Beşiktaş duraklama döneminde İsmail köybaşı, Ferrari, Micheal Fink transferlerini gerçekleştirdi. Ferrari transferini ayakta alkışlıyorum. Diğerlerine yorum yapmak istemiyorum. Kısaca yönetim, transfer politikasını iyi yönetemedi. 2009-2010 TSL ağustos ayında başlaması ile birlikte BJK'nın bitmek tükenmek bilmeyen puan kayıpları başladı. Lige kötü bir başlangıç yapan BJK, şampiyonlar liginde de çok kötü bir başlangıç yaptı. Böylece BJK'da gerileme dönemi de başladı. Halk, padişahın kellesini istiyor. Bakalım ne olacak?

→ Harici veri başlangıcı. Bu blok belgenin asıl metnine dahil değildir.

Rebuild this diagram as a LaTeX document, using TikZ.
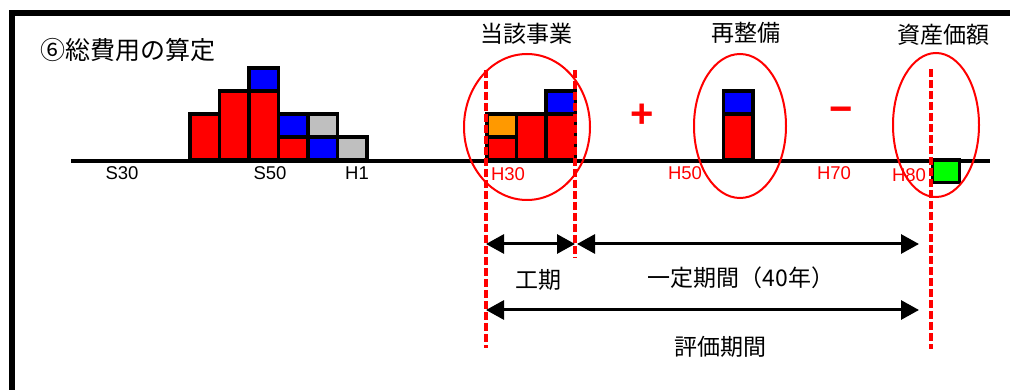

Bu sene ne oldu da geçen seneki şampiyon yükselme döneminden gerileme dönemine geçti. Bunun cevabı basit aslında: Mustafa Denizli'nin kararsız takım strateji ve 11'leri buna sebebiyet verdi. Beşiktaş'ın sene başından bu yana düzenli bir 11'i olmadı. Hal böyle olunca spor yazarları eleştirmeye başladı. Onlar eleştirdikçe muhalif Mustafa Hoca kadroda eleştirilen isimlere yer vermeye devam etti. Sene başından bu yana Beşiktaşlı olan olmayan, futbuldan anlayan ya da anlamayan herkes gördü ki İbrahim Kaş, Uğur İncemen, Serdar Özkan Beşiktaş'ta ilk 11'de oynadığı sürece Beşiktaş'a faydalı olamazlar. Bahsettiğim adamlar takıma hep zarar verdiler. iyi niyetli oyuncular ama kapasiteleri yeterli değil.
Kısaca Tüm Türkiye'nin gördüğünü Mustafa Hoca görmüyor. Hadi halkın gücü yok, yönetim siz de mi görmediniz bu olanları? Her hafta farklı kadro, düzensiz bir strateji. ÇOK YAZIK!
Bu koskocaman BJK camiasına yazık! Avrupa'ya bizi rezil kepaze ettiniz. Bir an evvel Mustafa Denizli'nin takımdan gitmesi gerek diye düşünüyorum. Denizli'ye bu kadar tahammül eden ve yanlış transfer politiklarını sürdüren yönetim, biraz daha devam etmek istiyorsan, ne yaptığı belli olmayan bu adamı gönder... gerekirse 10milyon euro ver, Lucescu'yu getir. Yönetimin tek şansı bu. Eğer Mustafa Denizli revizyonunu FB maçına kadar yapmazsa, yönetim FB maçından sonra istifa etmek zounda kalabilir diye düşünüyorum.